Let’s get a few gene lists for analysis

Highlights:

• Using the integrated data sets, the authors identified 127 significantly mutated genes as candidate cancer driver genes
• Genes under positive selection, either in individual or multiple tumour types, tend to display higher mutation frequencies above background.
• The statistical analysis identified 127 such genes
• The mutational significance in cancer (MuSiC) package was used to identify significant genes for both individual tumour types and the Pan-Cancer sample cohort. Dees et al. MuSiC: Identifying mutational significance in cancer genomes. Genome Res. 2012
• These significantly mutated genes are involved in a wide range of cellular processes, including transcription factors/regulators, histone modifiers, genome integrity, receptor tyrosine kinase signalling, cell cycle, mitogen- activated protein kinases (MAPK) signalling, phosphatidylinositol-3-OH kinase (PI(3)K) signalling, Wnt/b-catenin signalling, histones, ubiquitin- mediated proteolysis, and splicing (Fig. 2).

Supplementary Data, Table 4

• globally significant, frequency >= 1% for glioblastoma multiforme (GBM): 46
• globally significant, frequency >= 1% for kidney renal clear cell carcinoma (KIRC): 53

GBM gene list
KIRC gene list

Let’s use g:Profiler to obtain enrichment results

g:Profiler

First set the parameters and filter gene sets to be analysed:

Note that input genes are ordered according to p-value so the Ordered Query option is appropriate.

Then paste the gene list (GBM shown here) and press g:Profile to start the analysis.

Scroll down to see significantly enriched pathways and processes. Scroll right to see gene annotations of GO processes (colored) and Reactome pathways (black; scroll further down).

 

Browse results:

1. Click on numbers in the column n. of common genes to find genes that are part of a given process.
2. Click graph icon to see how processes are related to each other.
3. Check checkbox No electronic GO annotations and run query again. Now you see the enrichment analysis that uses only high-confidence gene annotations.
4. Uncheck checkbox Hierarchical sorting to reveal ranking of results by corrected p-value.
5. Scroll all the way down and look at parameters and gene information. In particular, pay attention to unidentified gene symbols.
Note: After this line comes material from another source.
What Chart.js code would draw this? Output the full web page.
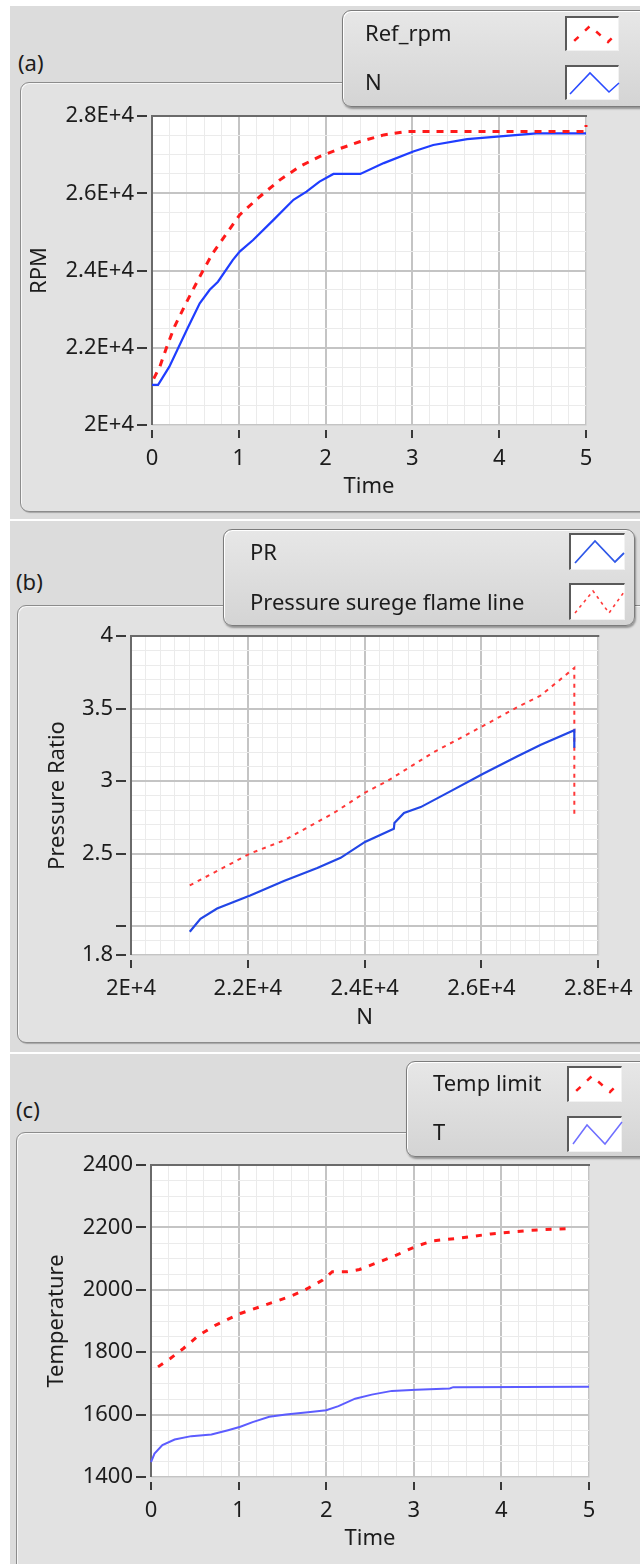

In GBM, the symbols MLL2, MLL3, MLL4 are outdated and should be replaced with current IDs.

For Enrichment Map construction (for next tutorial):

1. Set Output Type to Generic Enrichment Map (TAB).
2. Click on g:Profile to run analysis again.
3. Right-click on Download data in Generic Enrichment Map (GEM) format to save the file.
4. At the bottom of Advanced Options, find Download g:Profiler data as GMT and right-click the link name to save the zip file with gene-set annotations.
5. In the zip file, you will need the file hsapiens.pathways.NAME.gmt.

g:Cocoa – analysis of multiple gene lists:

1. Format your gene lists for g:Cocoa. You can analyse two or more gene lists by placing an identifier for every gene list before the gene list on a separate line:

   > GBM_genes
   PTEN
   TP53
   ...
   > KIRC_genes
   VHL
   PBRM1
   ..
   

2. Paste the gene list into the Multi-query field and click on g:Cocoa to start.

g:Convert – gene ID conversion:

1. Paste gene list into the Query box.
2. In the Target Database list, select the desired type of gene/protein identifiers, for example UNIPROTSWISSPROT. Click Convert IDs to continue.